I learned how to make beds, give baths, serve and collect food trays and other things that made the nurses’ lives easier. I kept track of patients’ intake—a standard hospital cafeteria glass of liquid was 240cc–and output—measuring urine emptied from a bedpan or a Foley catheter bag. I answered call lights and took reports or requests back to my nurse.

That summer I worked the midnight shift on one of the medical floors and it was one of the best times of my life.  The nurses and other aides treated me as a responsible adult instead of a “useless” teenager. Nurses with more seniority worked the coveted 7-3 shift; supervisors were conspicuously absent at night. While the patient to staff ratio was more than double that of the day shift, the patients were usually sleeping and not much trouble.

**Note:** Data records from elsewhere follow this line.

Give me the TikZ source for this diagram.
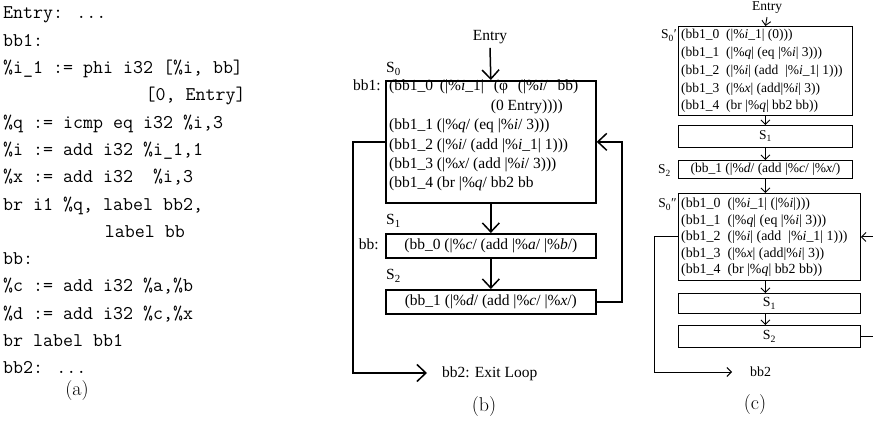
\documentclass[tikz,border=0pt]{standalone}
\usepackage{fontspec}
\newfontfamily\tms{Liberation Serif}
\usetikzlibrary{arrows.meta}
\begin{document}
\begin{tikzpicture}[x=1pt,y=-1pt,
  code/.style={anchor=base west, inner sep=0pt, font=\ttfamily\fontsize{19.4}{24}\selectfont},
  btxt/.style={anchor=base west, inner sep=0pt, font=\tms\fontsize{15.5}{19}\selectfont},
  ctxt/.style={anchor=base west, inner sep=0pt, font=\tms\fontsize{13.5}{17}\selectfont},
  cctxt/.style={anchor=base west, inner sep=0pt, font=\tms\fontsize{13.9}{17}\selectfont},
  bbox/.style={draw, line width=1.7pt, minimum width=210pt, inner sep=0pt, anchor=north west},
  cbox/.style={draw, line width=0.9pt, minimum width=174pt, inner sep=0pt, anchor=north west},
  ccbox/.style={draw, line width=0.9pt, minimum width=182pt, inner sep=0pt, anchor=north west},
  barr/.style={line width=1.5pt, -{Straight Barb[length=9pt,width=17pt]}},
  carr/.style={line width=0.9pt, -{Straight Barb[length=4.5pt,width=9pt]}},
  capt/.style={font=\fontsize{20}{24}\selectfont, inner sep=0pt}
]
\useasboundingbox (0,0) rectangle (873,427);
\begin{scope}
\clip (0,0) rectangle (873,427);
% ---------------- (a) code ----------------
\node[code] (a1)  at (3,19)    {Entry: ...};
\node[code] (a2)  at (3,46.3)  {bb1:};
\node[code] (a3)  at (3,73.6)  {\%i\_1 := phi i32 [\%i, bb]};
\node[code] (a4)  at (145.4,100.9) {[0, Entry]};
\node[code] (a5)  at (3,128.2) {\%q := icmp eq i32 \%i,3};
\node[code] (a6)  at (3,155.5) {\%i := add i32 \%i\_1,1};
\node[code] (a7)  at (3,182.8) {\%x := add i32 \ \%i,3};
\node[code] (a8)  at (3,210.1) {br i1 \%q, label bb2,};
\node[code] (a9)  at (104.7,237.4) {label bb};
\node[code] (a10) at (3,264.7) {bb:};
\node[code] (a11) at (3,292)   {\%c := add i32 \%a,\%b};
\node[code] (a12) at (3,319.3) {\%d := add i32 \%c,\%x};
\node[code] (a13) at (3,346.6) {br label bb1};
\node[code] (a14) at (3,373.9) {bb2: ...};
\node[capt] (capa) at (77,391) {(a)};
% ---------------- (b) ----------------
\node[btxt, anchor=center] (eb) at (490,37) {Entry};
\node[bbox, minimum height=122pt] (b0) at (385,80) {};
\node[bbox, minimum height=24pt] (b1) at (385,233) {};
\node[bbox, minimum height=24pt] (b2) at (385,289) {};
\node[btxt] (s0b) at (386,73) {S\textsubscript{0}};
\node[btxt] (s1b) at (386,225) {S\textsubscript{1}};
\node[btxt] (s2b) at (386,280) {S\textsubscript{2}};
\node[btxt, anchor=base east] (lbb1) at (381,91) {bb1:};
\node[btxt, anchor=base east] (lbb) at (379,250) {bb:};
\node[btxt] (b0l0) at (389,91)    {(bb1\_0\hspace{3pt} (|\%\textit{i}\_1|\hspace{6pt} (φ\hspace{6pt} (|\%\textit{i}/\hspace{6pt} bb)};
\node[btxt, anchor=base east] (b0l1) at (563,110.4) {(0 Entry))))};
\node[btxt] (b0l2) at (389,129.8) {(bb1\_1 (|\%\textit{q}/ (eq |\%\textit{i}/ 3)))};
\node[btxt] (b0l3) at (389,149.2) {(bb1\_2 (|\%\textit{i}/ (add |\%\textit{i}\_1| 1)))};
\node[btxt] (b0l4) at (389,168.6) {(bb1\_3 (|\%\textit{x}/ (add |\%\textit{i}/ 3)))};
\node[btxt] (b0l5) at (389,188)   {(bb1\_4 (br |\%\textit{q}/ bb2 bb};
\node[btxt, anchor=center] (b1t) at (b1.center) {(bb\_0 (|\%\textit{c}/ (add |\%\textit{a}/ |\%\textit{b}/)};
\node[btxt, anchor=center] (b2t) at (b2.center) {(bb\_1 (|\%\textit{d}/ (add |\%\textit{c}/ |\%\textit{x}/)};
\node[btxt] (exb) at (442,378) {bb2: Exit Loop};
\coordinate (bexit) at (353,373);
\coordinate (bloop) at (622,0);
\draw[barr] ([yshift=-4pt]eb.south) -- (b0.north);
\draw[barr] (b0.south) -- (b1.north);
\draw[barr] (b1.south) -- (b2.north);
\draw[barr] (b0.west) -| (bexit) -- ([xshift=-15pt]exb.west |- bexit);
\draw[barr] (b2.east) -- (bloop |- b2.east) -- (bloop |- b0.east) -- (b0.east);
\node[capt] (capb) at (484,407) {(b)};
% ---------------- (c) ----------------
\node[ctxt, anchor=center] (ec) at (767,8) {Entry};
\node[cbox, minimum height=89pt] (c0) at (678,26) {};
\node[cbox, minimum height=22pt] (c1) at (678,125) {};
\node[cbox, minimum height=18pt] (c2) at (678,160) {};
\node[ccbox, minimum height=87pt] (c3) at (678,193) {};
\node[ccbox, minimum height=20pt] (c4) at (678,293) {};
\node[ccbox, minimum height=22pt] (c5) at (678,325) {};
\node[ctxt, anchor=base east] (s0c) at (677,39) {S\textsubscript{0}′};
\node[ctxt, anchor=base east] (s2c) at (671,174) {S\textsubscript{2}};
\node[ctxt, anchor=base east] (s0cc) at (677,208) {S\textsubscript{0}″};
\node[ctxt] (c0l0) at (681,39)   {(bb1\_0\ \ (|\%\textit{i}\_1| (0)))};
\node[ctxt] (c0l1) at (681,56.75) {(bb1\_1\ \ (|\%\textit{q}| (eq |\%\textit{i}| 3)))};
\node[ctxt] (c0l2) at (681,74.5) {(bb1\_2\ \ (|\%\textit{i}| (add\ \ |\%\textit{i}\_1| 1)))};
\node[ctxt] (c0l3) at (681,92.25) {(bb1\_3\ \ (|\%\textit{x}| (add|\%\textit{i}| 3))};
\node[ctxt] (c0l4) at (681,110)  {(bb1\_4\ \ (br |\%\textit{q}| bb2 bb))};
\node[ctxt, anchor=center] (c1t) at (c1.center) {S\textsubscript{1}};
\node[ctxt, anchor=center] (c2t) at (c2.center) {(bb\_1 (|\%\textit{d}/ (add |\%\textit{c}/ |\%\textit{x}/)};
\node[cctxt] (c3l0) at (681,208)  {(bb1\_0\ \ (|\%\textit{i}\_1| (|\%\textit{i}|)))};
\node[cctxt] (c3l1) at (681,224.5) {(bb1\_1\ \ (|\%\textit{q}| (eq |\%\textit{i}| 3)))};
\node[cctxt] (c3l2) at (681,241)  {(bb1\_2\ \ (|\%\textit{i}| (add\ \ |\%\textit{i}\_1| 1)))};
\node[cctxt] (c3l3) at (681,257.5) {(bb1\_3\ \ (|\%\textit{x}| (add|\%\textit{i}| 3))};
\node[cctxt] (c3l4) at (681,274)  {(bb1\_4\ \ (br |\%\textit{q}| bb2 bb))};
\node[cctxt, anchor=center] (c4t) at (c4.center) {S\textsubscript{1}};
\node[cctxt, anchor=center] (c5t) at (c5.center) {S\textsubscript{2}};
\node[cctxt] (exc) at (750,377) {bb2};
\coordinate (cexit) at (654,372);
\coordinate (cloop) at (885,0);
\draw[carr] ([yshift=-3pt]ec.south) -- (c0.north);
\draw[carr] (c0.south) -- (c1.north);
\draw[carr] (c1.south) -- (c2.north);
\draw[carr] (c2.south) -- (c3.north -| c2.south);
\draw[carr] (c3.south -| c2.south) -- (c4.north -| c2.south);
\draw[carr] (c4.south -| c2.south) -- (c5.north -| c2.south);
\draw[carr] (c3.west) -| (cexit) -- ([xshift=-18pt]exc.west |- cexit);
\draw[carr] (c5.east) -- (cloop |- c5.east) -- (cloop |- c3.east) -- (c3.east);
\node[capt] (capc) at (755,405) {(c)};
\end{scope}
\end{tikzpicture}
\end{document}
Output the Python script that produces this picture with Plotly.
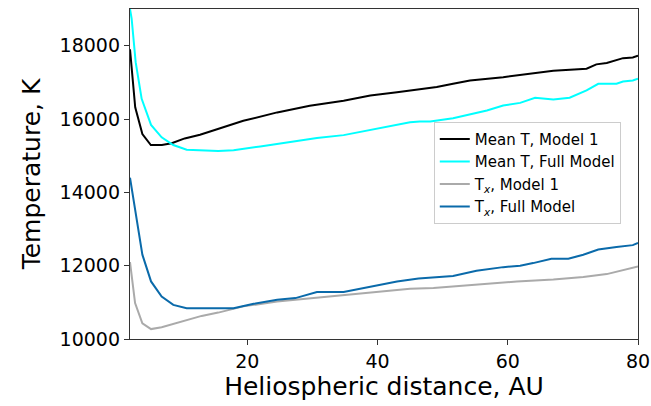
import plotly.graph_objects as go

# Mean T, Model 1
x_mean_m1 = [2.0, 2.8, 3.9, 5.2, 6.9, 8.4, 10.4, 12.75, 14.3, 19.4, 24.6, 29.6, 34.8,
             38.9, 43.0, 47.0, 49.1, 51.6, 54.2, 59.3, 64.4, 67.0, 72.1, 73.6, 75.2,
             77.7, 79.2, 80.0]
t_mean_m1 = [17900, 16320, 15590, 15290, 15290, 15340, 15470, 15570, 15660, 15950, 16180,
             16360, 16500, 16640, 16730, 16820, 16870, 16960, 17050, 17140, 17260, 17315,
             17370, 17490, 17530, 17660, 17680, 17730]

# Mean T, Full Model
x_mean_full = [2.0, 2.25, 2.87, 3.79, 5.23, 6.86, 8.65, 10.7, 15.55, 17.9, 22.0, 26.1,
               30.7, 34.8, 38.4, 41.9, 45.0, 46.5, 48.1, 51.6, 56.8, 59.3, 61.9, 64.2,
               67.0, 69.5, 72.1, 73.9, 76.7, 77.7, 79.2, 80.0]
t_mean_full = [19000, 18740, 17550, 16550, 15840, 15500, 15290, 15160, 15130, 15150,
               15250, 15360, 15480, 15560, 15680, 15800, 15910, 15930, 15930, 16020,
               16230, 16370, 16440, 16580, 16530, 16580, 16780, 16960, 16960, 17020,
               17050, 17100]

# T_x, Model 1
x_tx_m1 = [2.0, 2.78, 3.9, 5.23, 6.86, 8.65, 10.7, 13.0, 15.55, 19.4, 24.6, 29.6, 34.8,
           39.9, 45.0, 48.6, 54.7, 61.4, 67.0, 71.6, 75.2, 77.7, 80.0]
t_tx_m1 = [12100, 10980, 10430, 10270, 10320, 10410, 10520, 10630, 10720, 10890, 11020,
           11110, 11200, 11290, 11370, 11390, 11480, 11570, 11620, 11690, 11770, 11890,
           11980]

# T_x, Full Model
x_tx_full = [2.0, 2.78, 3.9, 5.23, 6.86, 8.65, 10.7, 15.55, 17.9, 21.0, 24.6, 27.4, 30.7,
             34.8, 38.9, 43.0, 46.3, 51.6, 55.2, 59.3, 61.9, 63.9, 66.7, 69.3, 71.6,
             73.9, 76.7, 79.2, 80.0]
t_tx_full = [14400, 13530, 12300, 11570, 11160, 10930, 10840, 10840, 10840, 10960, 11070,
             11115, 11280, 11280, 11415, 11570, 11650, 11720, 11860, 11960, 12000, 12070,
             12190, 12190, 12300, 12440, 12510, 12560, 12620]

names = ["Mean T, Model 1", "Mean T, Full Model",
         "T<sub><i>x</i></sub>, Model 1", "T<sub><i>x</i></sub>, Full Model"]
colors = ["#000000", "#00ffff", "#aaaaaa", "#0a6aaa"]
xs = [x_mean_m1, x_mean_full, x_tx_m1, x_tx_full]
ys = [t_mean_m1, t_mean_full, t_tx_m1, t_tx_full]

x_ticks = [20, 40, 60, 80]
y_ticks = [10000, 12000, 14000, 16000, 18000]

fig = go.Figure()
for x, y, n, c in zip(xs, ys, names, colors):
    fig.add_trace(go.Scatter(x=x, y=y, mode="lines", name=n,
                             line=dict(color=c, width=2)))

axis_common = dict(showline=True, linecolor="#333333", linewidth=1.3, mirror=True,
                   ticks="outside", ticklen=5, tickwidth=1.3, tickcolor="#333333",
                   showgrid=False, zeroline=False,
                   tickfont=dict(family="DejaVu Sans", size=19, color="black"))

fig.update_xaxes(range=[2, 80], tickvals=x_ticks, ticktext=[str(v) for v in x_ticks],
                 title=dict(text="Heliospheric distance, AU",
                            font=dict(family="DejaVu Sans", size=25, color="black"),
                            standoff=2),
                 **axis_common)
fig.update_yaxes(range=[10000, 19000], tickvals=y_ticks, ticktext=[str(v) for v in y_ticks],
                 title=dict(text="Temperature, K",
                            font=dict(family="DejaVu Sans", size=25, color="black"),
                            standoff=11),
                 **axis_common)

fig.update_layout(
    width=651, height=406,
    margin=dict(l=130, r=13, t=9, b=67, autoexpand=False),
    plot_bgcolor="white", paper_bgcolor="white",
    font=dict(family="DejaVu Sans", color="black"),
    legend=dict(x=0.598, y=0.658, xanchor="left", yanchor="top",
                entrywidth=152, entrywidthmode="pixels",
                bgcolor="rgba(255,255,255,0.8)", bordercolor="#cccccc", borderwidth=1,
                font=dict(family="DejaVu Sans", size=15, color="black")),
)

fig.write_html("out.html")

The man I worked with taught me more about patient care than any physician. His first name was Paul; I don’t remember his last name.  I couldn’t tell you how old he was—I’d guess late 50s or early 60s. Everyone looks old when you’re 17.  He had lived through the Great Depression and served in World War II, acquiring life experiences I couldn’t imagine. If he’d seen terrible things, you would never have known it. His face was worn but kind; he reminded me of the man in Norman Rockwell’s Freedom of Speech.  But what surprised me most was that he was an older white guy who didn’t seem to notice that I was a darker skinned kid with kinky hair.

Paul talked to me earnestly about the night’s routines: how often to check on the patients; who needed their temperatures and blood pressures taken; what to do when the occasional call bell rang.  He took the job seriously and would never think of violating the trust of those who depended on him.

One of our patients was a bed-ridden elderly lady, Winnie, who had developed an enormous bed sore in her back while residing at a local nursing home.  She lay in a fetal position because of permanent muscle contractures.  Her eyes would open but she didn’t speak or react.  Yet Paul was very careful to tell Winnie what we were about to do. “We’re going to turn you to your other side, now, Winnie,” or “We need to clean you up a little.” He was always gentle; he never rushed patient care or treated it as a necessary evil for a paycheck.

I never thanked him for what he taught me because I didn’t realize how important that experience was until many years later.

I think anyone contemplating medical school should have to work as an aide for six months minimum. If you can’t approach people at their most vulnerable with understanding and compassion, without being irritated or disgusted, then you shouldn’t be in medicine.